Behind The Ray Guhn Plea

PENSACOLA, Fla. - owner Ray Guhn and his three co-defendants, Andrew Craft, Kevin Patrick Stevens and Thomas Dwyer, charged variously with obscenity, racketeering and money laundering and facing collectively up to 90 years in state prison, entered guilty pleas Tuesday, which will net each defendant much smaller sentences.


"It's the difference between the previous offer that had been made, which was 10 years, plus the risk that he was taking, which was a probable sentence of 15 to 20 years if he went to trial and got convicted, and the three years, which is a substantial difference from 15 to 20 years," explained Jerome Mooney, one of the team of First Amendment attorneys defending the quartet. "And this wasn't really an obscenity case; that's the biggest part of the problem."


For Guhn's part, obscenity was mainly one of the underpinnings for the racketeering and money laundering charges.


"The other two were prostitution and drugs," Mooney detailed, "and all the jury would have had to have done is believed two incidents of either obscenity, prostitution or drugs, so that was a huge risk. The client was adamant about there being a no-drug policy [on his sets], but there were still a number of performers who were willing to testify that they were supplied with drugs. I don't know how believable they were, but that's a risk. And there were allegations of extra-curricular pay activity, if you will."

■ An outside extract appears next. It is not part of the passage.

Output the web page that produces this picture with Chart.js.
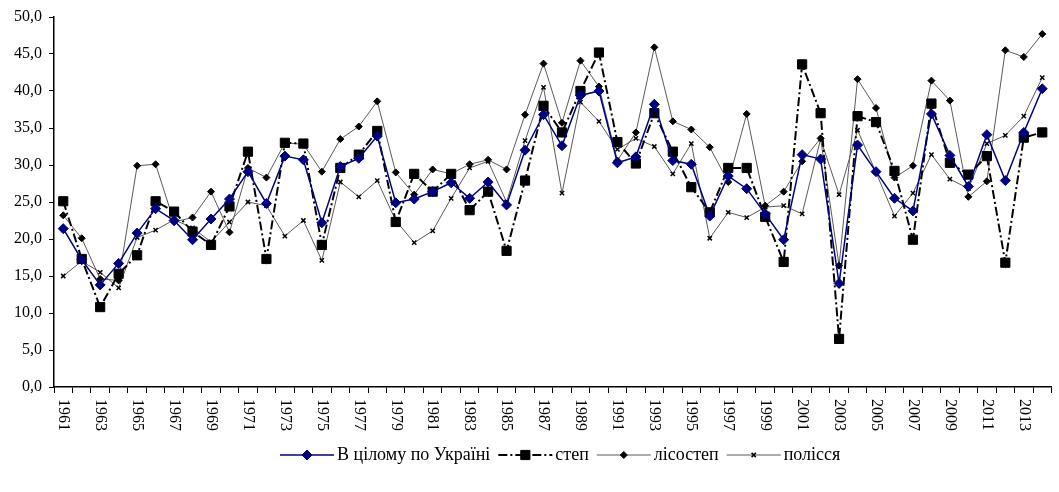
<!DOCTYPE html>
<html>
<head>
<meta charset="utf-8">
<script src="https://cdn.jsdelivr.net/npm/chart.js@4.4.0/dist/chart.umd.min.js"></script>
<style>
  html, body { margin: 0; padding: 0; background: #fff; }
</style>
</head>
<body>
<canvas id="yieldChart" width="1059" height="492"></canvas>
<script>
// --- data ---
const years = [1961, 1962, 1963, 1964, 1965, 1966, 1967, 1968, 1969, 1970,
               1971, 1972, 1973, 1974, 1975, 1976, 1977, 1978, 1979, 1980,
               1981, 1982, 1983, 1984, 1985, 1986, 1987, 1988, 1989, 1990,
               1991, 1992, 1993, 1994, 1995, 1996, 1997, 1998, 1999, 2000,
               2001, 2002, 2003, 2004, 2005, 2006, 2007, 2008, 2009, 2010,
               2011, 2012, 2013, 2014];

const ukraine = [21.4, 17.2, 13.8, 16.7, 20.8, 24.1, 22.5, 19.9, 22.7, 25.4,
                 29.1, 24.8, 31.2, 30.7, 22.2, 29.8, 30.9, 33.9, 24.9, 25.4,
                 26.4, 27.6, 25.5, 27.7, 24.6, 32.0, 36.8, 32.6, 39.4, 40.0,
                 30.3, 31.1, 38.2, 30.6, 30.1, 23.1, 28.5, 26.8, 23.4, 19.9,
                 31.4, 30.8, 14.0, 32.7, 29.1, 25.5, 23.8, 36.9, 31.3, 27.1,
                 34.1, 27.9, 34.4, 40.3];

const steppe = [25.1, 17.3, 10.8, 15.3, 17.8, 25.1, 23.7, 21.0, 19.2, 24.4,
                31.8, 17.3, 33.0, 32.9, 19.2, 29.6, 31.4, 34.6, 22.3, 28.8,
                26.4, 28.8, 23.9, 26.4, 18.4, 27.9, 38.0, 34.4, 40.0, 45.2,
                33.1, 30.2, 37.0, 31.8, 27.0, 23.6, 29.6, 29.6, 23.0, 16.9,
                43.6, 37.0, 6.5, 36.6, 35.8, 29.2, 19.9, 38.3, 30.3, 28.7,
                31.2, 16.8, 33.7, 34.4];

const forestSteppe = [23.2, 20.1, 14.6, 14.4, 29.9, 30.1, 22.3, 22.9, 26.4, 20.9,
                      29.6, 28.3, 33.0, 32.8, 29.1, 33.5, 35.2, 38.6, 29.0, 26.0,
                      29.4, 28.8, 30.1, 30.7, 29.4, 36.8, 43.7, 35.7, 44.1, 40.6,
                      30.6, 34.4, 45.9, 35.9, 34.8, 32.4, 27.7, 36.9, 24.5, 26.4,
                      30.5, 33.6, 16.4, 41.6, 37.7, 28.3, 29.9, 41.4, 38.7, 25.7,
                      27.8, 45.5, 44.6, 47.7];

const polissia = [15.0, 17.0, 15.5, 13.4, 20.2, 21.2, 22.6, 21.5, 19.6, 22.3,
                  25.0, 24.5, 20.4, 22.5, 17.1, 27.7, 25.7, 27.9, 22.5, 19.5,
                  21.1, 25.5, 29.6, 30.5, 25.0, 33.3, 40.5, 26.2, 38.5, 35.9,
                  32.1, 33.6, 32.5, 28.8, 32.9, 20.1, 23.6, 22.9, 24.3, 24.5,
                  23.4, 33.5, 26.0, 34.7, 29.0, 23.1, 26.2, 31.4, 28.1, 26.8,
                  32.9, 34.0, 36.6, 41.8];

const seriesNames = ['В цілому по Україні', 'степ', 'лісостеп', 'полісся'];

const FONT = '"Liberation Serif", "Times New Roman", serif';

// --- x labels: rotated clockwise, every second year ---
const yearLabelsPlugin = {
    id: 'yearLabels',
    afterDraw(chart) {
        const ctx = chart.ctx;
        const xs = chart.scales.x;
        ctx.save();
        ctx.fillStyle = '#000';
        ctx.font = '16px ' + FONT;
        ctx.textAlign = 'left';
        ctx.textBaseline = 'middle';
        years.forEach((y, i) => {
            if (i % 2 !== 0) return;
            const x = xs.getPixelForValue(i);
            ctx.save();
            ctx.translate(x, xs.top + 12);
            ctx.rotate(Math.PI / 2);
            ctx.fillText(String(y), 0, 0);
            ctx.restore();
        });
        ctx.restore();
    }
};

// --- legend: line sample with marker, like the original ---
const lineLegendPlugin = {
    id: 'lineLegend',
    afterDraw(chart) {
        const ctx = chart.ctx;
        const y = 455;
        let x = 280;
        ctx.save();
        ctx.font = '18px ' + FONT;
        ctx.textBaseline = 'middle';
        chart.data.datasets.forEach(ds => {
            ctx.strokeStyle = ds.borderColor;
            ctx.lineWidth = ds.borderWidth;
            ctx.setLineDash(ds.borderDash || []);
            ctx.beginPath();
            ctx.moveTo(x, y);
            ctx.lineTo(x + 54, y);
            ctx.stroke();
            ctx.setLineDash([]);
            ctx.fillStyle = ds.pointBackgroundColor;
            ctx.strokeStyle = ds.pointBorderColor;
            ctx.lineWidth = ds.pointBorderWidth;
            Chart.helpers.drawPoint(ctx, {
                pointStyle: ds.pointStyle,
                radius: ds.pointRadius,
                rotation: 0,
                borderWidth: ds.pointBorderWidth
            }, x + 27, y);
            x += 57;
            ctx.fillStyle = '#000';
            ctx.fillText(ds.label, x, y);
            x += ctx.measureText(ds.label).width + 8;
        });
        ctx.restore();
    }
};

const ctx = document.getElementById('yieldChart').getContext('2d');
new Chart(ctx, {
    type: 'line',
    data: {
        labels: years.map(String),
        datasets: [
            {
                label: seriesNames[0],
                data: ukraine,
                borderColor: '#000080',
                borderWidth: 1.5,
                pointStyle: 'rectRot',
                pointRadius: 5,
                pointBackgroundColor: '#000080',
                pointBorderColor: '#000080',
                pointBorderWidth: 1
            },
            {
                label: seriesNames[1],
                data: steppe,
                borderColor: '#000',
                borderWidth: 2,
                borderDash: [9, 3, 2, 3],
                pointStyle: 'rect',
                pointRadius: 6.5,
                pointBackgroundColor: '#000',
                pointBorderColor: '#000',
                pointBorderWidth: 1
            },
            {
                label: seriesNames[2],
                data: forestSteppe,
                borderColor: '#5a5a5a',
                borderWidth: 1,
                pointStyle: 'rectRot',
                pointRadius: 3.5,
                pointBackgroundColor: '#000',
                pointBorderColor: '#000',
                pointBorderWidth: 1
            },
            {
                label: seriesNames[3],
                data: polissia,
                borderColor: '#5a5a5a',
                borderWidth: 1,
                pointStyle: 'crossRot',
                pointRadius: 3,
                pointBackgroundColor: '#000',
                pointBorderColor: '#000',
                pointBorderWidth: 1.5
            }
        ]
    },
    options: {
        responsive: false,
        animation: false,
        devicePixelRatio: 1,
        layout: { padding: { top: 17, right: 0, left: 0, bottom: 0 } },
        elements: { line: { tension: 0 } },
        plugins: {
            legend: { display: false },
            tooltip: { enabled: false }
        },
        scales: {
            x: {
                offset: true,
                grid: { offset: true, drawOnChartArea: false, tickLength: 6, color: '#000', lineWidth: 1 },
                border: { color: '#000', width: 1.5 },
                ticks: { display: false },
                afterFit: s => { s.height = 105; }
            },
            y: {
                min: 0,
                max: 50,
                ticks: {
                    stepSize: 5,
                    color: '#000',
                    padding: 7,
                    font: { family: FONT, size: 16 },
                    callback: v => v.toFixed(1).replace('.', ',')
                },
                grid: { drawOnChartArea: false, tickLength: 5, color: '#000' },
                border: { color: '#000', width: 1.5 },
                afterFit: s => { s.width = 54; }
            }
        }
    },
    plugins: [yearLabelsPlugin, lineLegendPlugin]
});
</script>
</body>
</html>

In the almost exactly two years since Guhn was arrested, after neighbors in Escambia and Santa Rosa Counties complained that Ray Guhn Productions had shot adult movies using local talent at four locations in the area, the charges and countercharges regarding what the defendants did or didn't do have flown fast and furious, with Lawrence G. Walters, another member of the defense team, once noting, "The attempt to use the prostitution statutes to censor erotic movies has not been tried in Florida before."


In the end, however, Guhn pleaded simply to "unlawful financial transactions," a lesser included offense, which according to Mooney had to do with "the CCBill money that he received for sales and transferred into his account," adding, "That looks better on his record, obviously, than racketeering."


Importantly, Mooney noted, "The primary motivating factor for accepting the deal was unrelated to whether the material itself was culpable. It would have been something they would have had to have established as part of making their case in chief, but it is not specifically outlined anywhere in the plea. That's why I don't think it will have any real impact on obscenity prosecutions in the state, because it's really not an obscenity case."


"I think I can say, without going into specific details," he continued, "there were unique factual aspects of this case which made it different from the traditional obscenity case: The drugs and the prostitution allegations. They had witnesses that would have made those claims, and the jury would have had to do not only the normal evaluation - there were so many witnesses in this case! Normally, in an obscenity case, you don't have a lot of witnesses. This case was more about the production of the material than it was about the material itself."


Indeed, prosecutor Russ Edgar had supplied a potential witness list with 130 names, and the trial, which was to have begun on July 1, was expected to take approximately three weeks.


But because the obscenity allegations were not the primary focus of most of the charges against the defendants, Walters' plan, which was announced on the front page of Tuesday's New York Times, to use Google Trends to establish the sexual interests of the four-county "community" whose "standards" would have been at issue regarding the obscenity aspects, became secondary to the other factors involved in the racketeering and money laundering charges. In fact, only Dwyer's plea involved "wholesale promotion of obscene materials," while Craft and Stevens each pled only to one count of racketeering.


The Google approach had been used only once before, in the Max Hardcore trial in Tampa earlier this month, where the defense showed that searches for the combination of terms "fisting," "porn" and "video" brought up more results than searches for University of Florida quarterback and Heismann trophy winner "Tim Tebow," or "David Cook" plus "American Idol."


At three to five years, Guhn faces the most prison time, with Craft and Stevens facing two to four years each. It is not known what sentence Dwyer faces for his promotion of obscene materials charge.


"The judge will determine the sentence, which will be at least three years but not more than five years," Mooney said of Guhn. "That will take place Aug. 11. At that time, we'll present the evidence to the judge for sentencing and see what he does. We're of course looking at the three years, and the prosecution, as we know, will argue the five years, but I get a positive sense from the judge, so we expect the sentence will be in the lower range."


All of the defendants remain free on bail.